Kansas State Research and Extension Crop Production Specialist Jim Shroyer says the repeated hard freezes are taking their toll on the Kansas wheat crop. He says the April 9-10 freeze event was the third freeze episode this spring and caught more of the crop in the jointing and pre-boot stage.

In southwest Kansas, Shroyer says irrigated wheat is probably going to have the most severe freeze injury, and some stands could be mostly or entirely lost. Some of the dryland wheat in southwest Kansas, especially early maturing varieties and wheat in low-lying areas also may lose some tillers -- or have even more severe damage in some cases, he added.

The freezes have caused extensive leaf damage in west-central and northwest Kansas, but some of that wheat is already greening back up, especially where the growing point was still at the soil surface or just slightly above the soil at the time of the freezes, he reported.
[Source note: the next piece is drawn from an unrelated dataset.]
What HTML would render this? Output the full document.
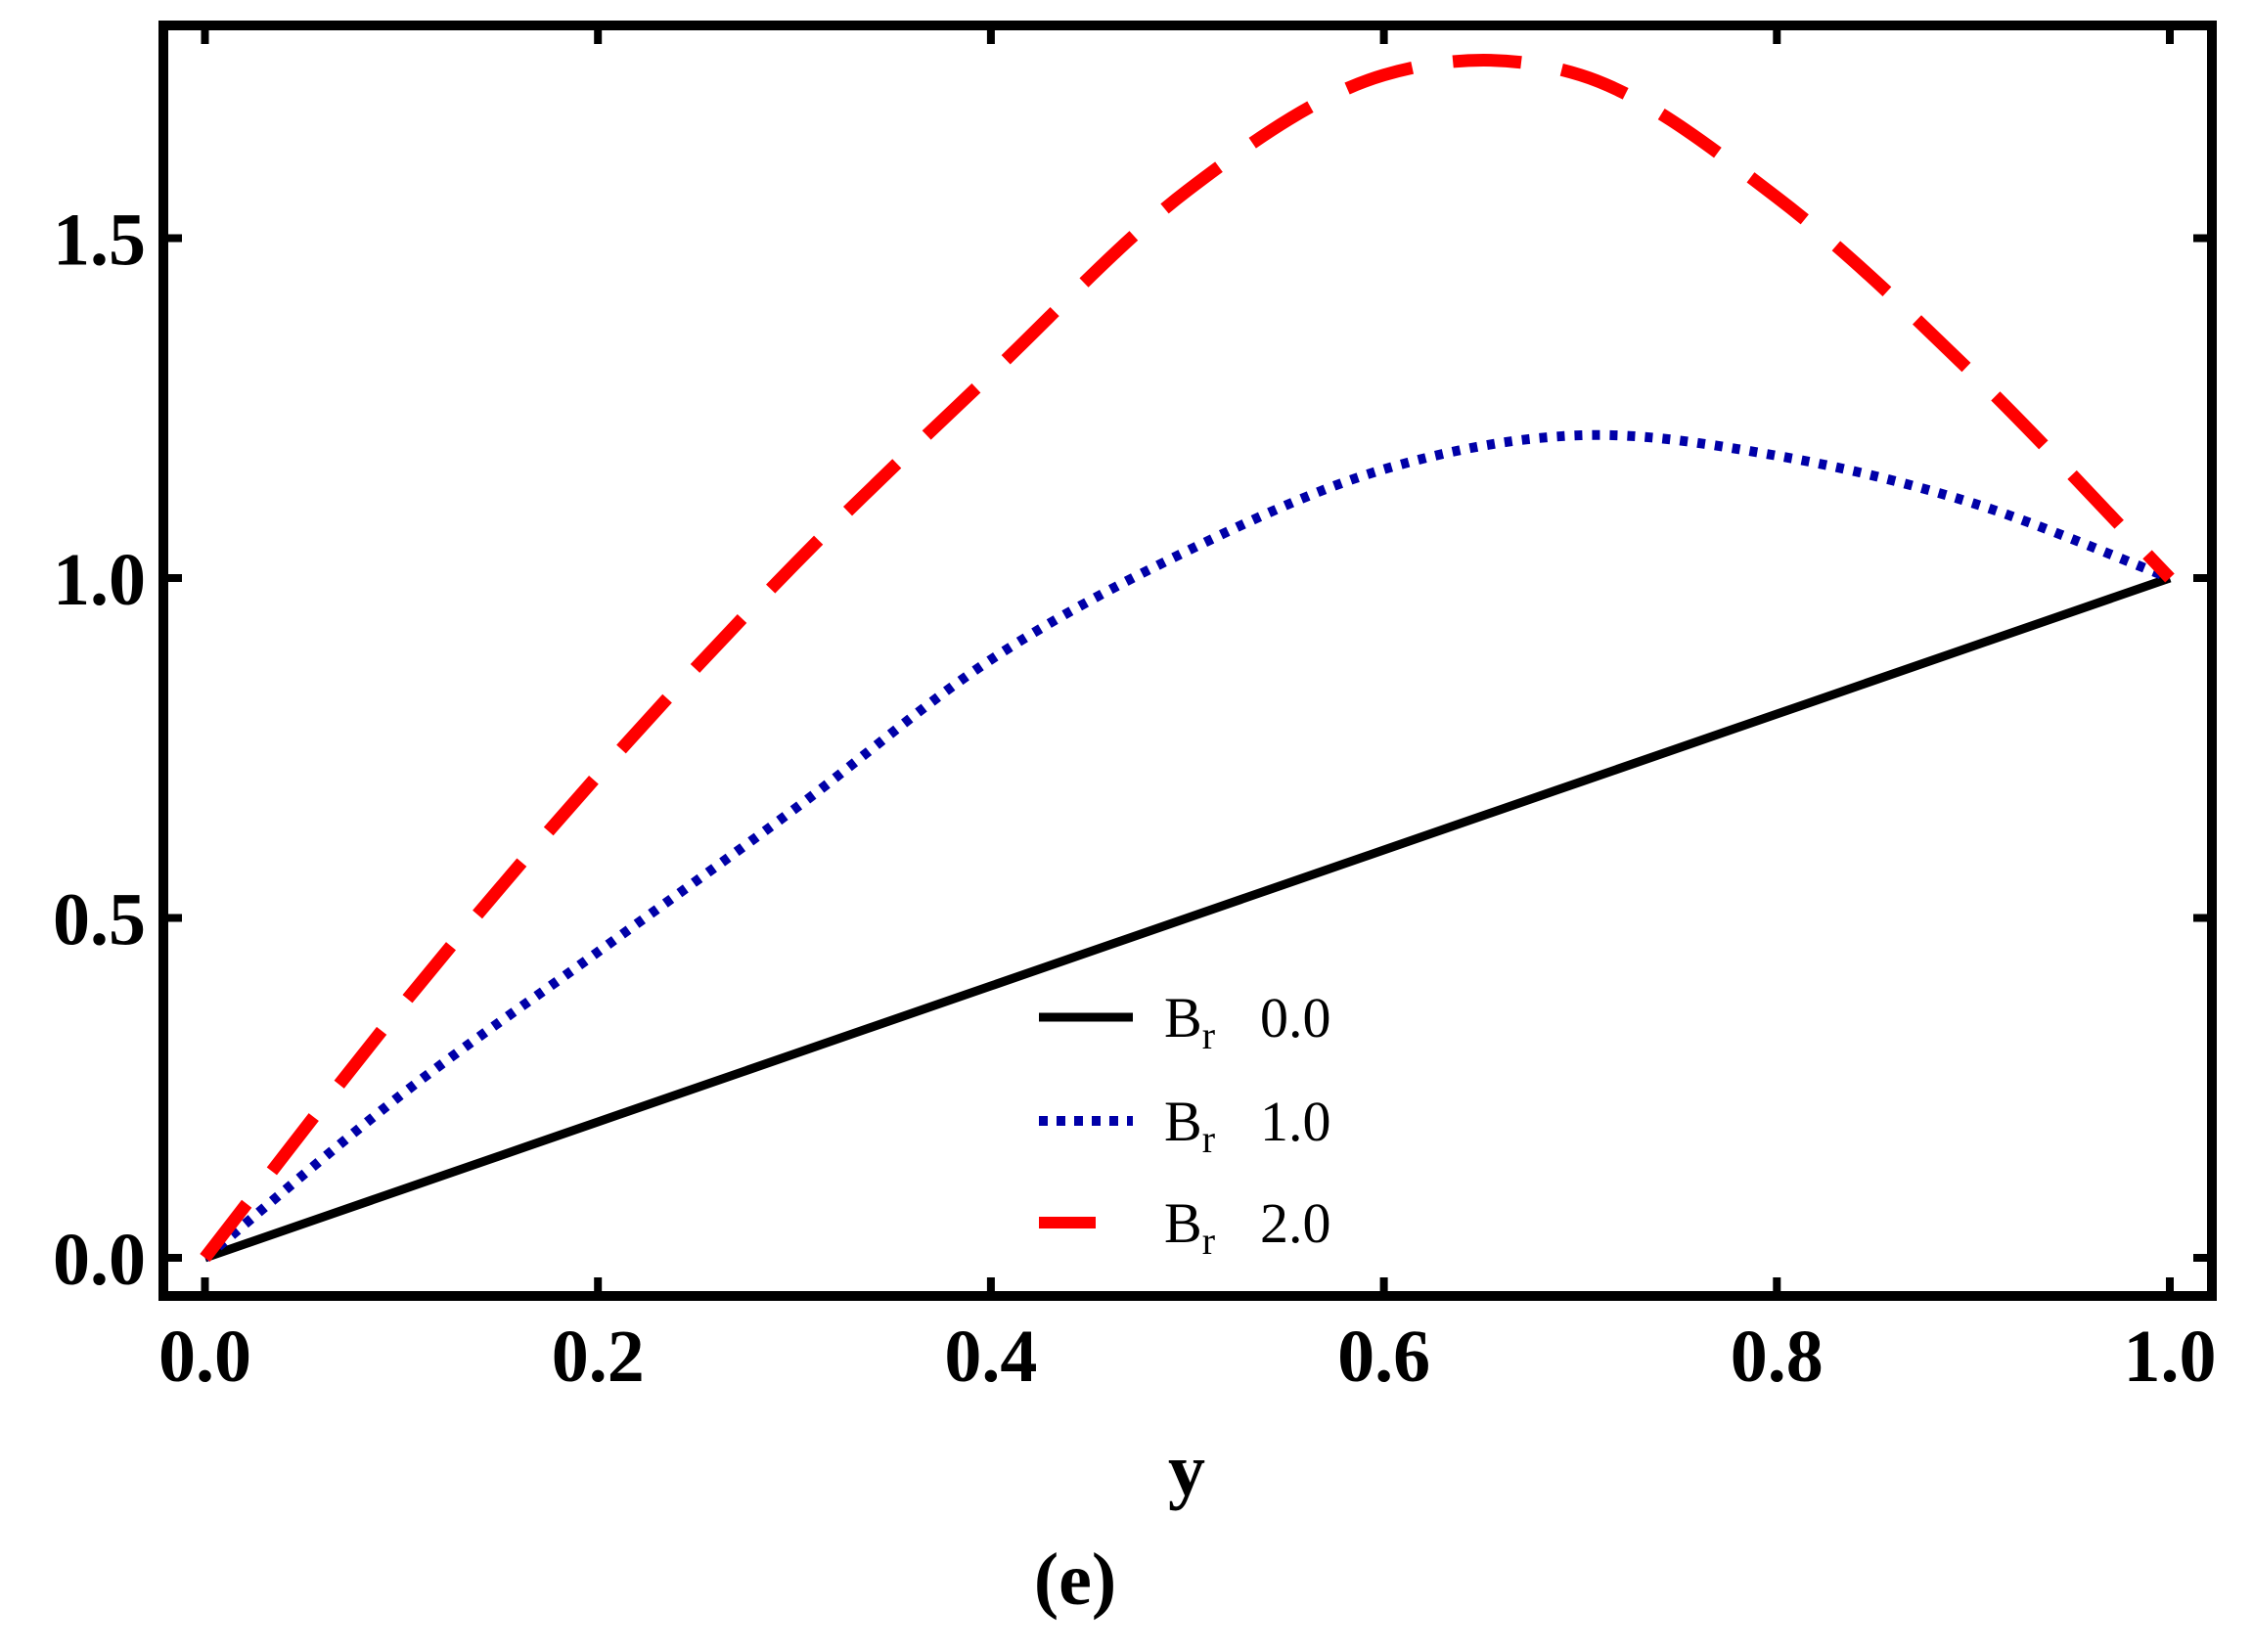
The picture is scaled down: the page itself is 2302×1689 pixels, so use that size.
<!DOCTYPE html>
<html><head><meta charset="utf-8"><style>
html,body{margin:0;padding:0;background:#fff;}
svg{display:block;}
text{font-family:"Liberation Serif",serif;}
</style></head><body>
<svg id="chart" width="2302" height="1689" viewBox="0 0 2302 1689" xmlns="http://www.w3.org/2000/svg">
<rect x="167" y="26" width="2094" height="1299" fill="none" stroke="#000" stroke-width="10"/>
<g id="ticks"></g>
<g id="series"></g>
<g id="labels"></g>
<text x="1213" y="1528" font-size="76" font-weight="bold" text-anchor="middle">y</text>
<text x="1099" y="1640" font-size="76" font-weight="bold" text-anchor="middle">(e)</text>
<g>
 <line x1="1062" y1="1040" x2="1158" y2="1040" stroke="#000" stroke-width="9"/>
 <line x1="1062" y1="1146" x2="1158" y2="1146" stroke="#0000a8" stroke-width="10" stroke-dasharray="9 9"/>
 <line x1="1062" y1="1250" x2="1120" y2="1250" stroke="#f00" stroke-width="12"/>
 <text x="1190" y="1060" font-size="58">B<tspan font-size="40" dy="12">r</tspan><tspan dy="-12" x="1288">0.0</tspan></text>
 <text x="1190" y="1166" font-size="58">B<tspan font-size="40" dy="12">r</tspan><tspan dy="-12" x="1288">1.0</tspan></text>
 <text x="1190" y="1270" font-size="58">B<tspan font-size="40" dy="12">r</tspan><tspan dy="-12" x="1288">2.0</tspan></text>
</g>
</svg>
<script>
const xs = [0, 0.1, 0.2, 0.3, 0.4, 0.5, 0.6, 0.7, 0.8, 0.9, 1.0];
const br0 = [0, 0.1, 0.2, 0.3, 0.4, 0.5, 0.6, 0.7, 0.8, 0.9, 1.0];
const br1 = [0, 0.24, 0.45, 0.66, 0.88, 1.04, 1.16, 1.21, 1.18, 1.11, 1.0];
const br2 = [0, 0.37, 0.71, 1.02, 1.30, 1.57, 1.74, 1.74, 1.56, 1.30, 1.0];
const xTicks = ["0.0","0.2","0.4","0.6","0.8","1.0"];
const yTicks = ["0.0","0.5","1.0","1.5"];

const NS = "http://www.w3.org/2000/svg";
const sx = v => 209.5 + v * (2218 - 209.5);
const sy = v => 1286 - v * 695;

function path(vals){
  const p = xs.map((x,i)=>[sx(x), sy(vals[i])]);
  let d = "M" + p[0][0] + "," + p[0][1];
  for (let i=0;i<p.length-1;i++){
    const p0=p[Math.max(i-1,0)], p1=p[i], p2=p[i+1], p3=p[Math.min(i+2,p.length-1)];
    const c1=[p1[0]+(p2[0]-p0[0])/6, p1[1]+(p2[1]-p0[1])/6];
    const c2=[p2[0]-(p3[0]-p1[0])/6, p2[1]-(p3[1]-p1[1])/6];
    d += " C"+c1+" "+c2+" "+p2;
  }
  return d;
}
const g = document.getElementById("series");
function addSeries(vals, name, color, w, dash){
  const el = document.createElementNS(NS,"path");
  el.setAttribute("d", path(vals));
  el.setAttribute("fill","none");
  el.setAttribute("stroke",color);
  el.setAttribute("stroke-width",w);
  if (dash) el.setAttribute("stroke-dasharray",dash);
  
  
  g.appendChild(el);
}
addSeries(br0, "line-br-0", "#000", 9, null);
addSeries(br1, "line-br-1", "#0000a8", 10, "8 10");
addSeries(br2, "line-br-2", "#f00", 13, "70 42");

const tg = document.getElementById("ticks");
const lg = document.getElementById("labels");
xTicks.forEach(t=>{
  const x = sx(parseFloat(t));
  [[1320,1306],[31,45]].forEach(([a,b])=>{
    const l=document.createElementNS(NS,"line");
    l.setAttribute("x1",x);l.setAttribute("x2",x);l.setAttribute("y1",a);l.setAttribute("y2",b);
    l.setAttribute("stroke","#000");l.setAttribute("stroke-width","8");
    
    
    tg.appendChild(l);
  });
  const tx=document.createElementNS(NS,"text");
  tx.setAttribute("x",x);tx.setAttribute("y",1412);
  tx.setAttribute("font-size","76");tx.setAttribute("font-weight","bold");tx.setAttribute("text-anchor","middle");
  tx.textContent=t;
  
  
  lg.appendChild(tx);
});
yTicks.forEach(t=>{
  const y = sy(parseFloat(t));
  [[172,186],[2256,2242]].forEach(([a,b])=>{
    const l=document.createElementNS(NS,"line");
    l.setAttribute("x1",a);l.setAttribute("x2",b);l.setAttribute("y1",y);l.setAttribute("y2",y);
    l.setAttribute("stroke","#000");l.setAttribute("stroke-width","8");
    
    
    tg.appendChild(l);
  });
  const tx=document.createElementNS(NS,"text");
  tx.setAttribute("x",149);tx.setAttribute("y",y+27);
  tx.setAttribute("font-size","76");tx.setAttribute("font-weight","bold");tx.setAttribute("text-anchor","end");
  tx.textContent=t;
  
  
  lg.appendChild(tx);
});
</script>
</body></html>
Where tillers were killed, new tillers are beginning to grow in many cases, he added.

In south-central Kansas, temperatures also got into the mid-20s on April 24. Some wheat had one or two joints at the time of the freeze, and this could cause some tiller loss, Shroyer said. The situation there is a little different than in western Kansas, he added. "Soil moisture conditions are much better in central Kansas than in western Kansas. This will help reduce the severity of freeze damage to some extent, and will help the wheat regrow or continue to develop in the coming weeks," he said. "However, there are reports of freeze damage to the lower stems in that region. If the lower stem damage is severe, the wheat will eventually lodge," he added.

As noted, freeze damage is not the only problem for dryland wheat in western Kansas. "Dry soils and mite damage are limiting the yield potential of dryland wheat in western Kansas as much or more than the freezes. The smaller wheat hasn't been hurt much by the freezes except for leaf burn, but it will need some moisture to produce much grain," said Shroyer.

Wheat futures have not yet seen a full-fledged weather rally on the drought and freeze events due to plentiful supplies of old-crop wheat on the globe and a lack of consistent demand. The market will get a closer look at the HRW wheat crop next week as the Wheat Quality Council begins its tour of the region.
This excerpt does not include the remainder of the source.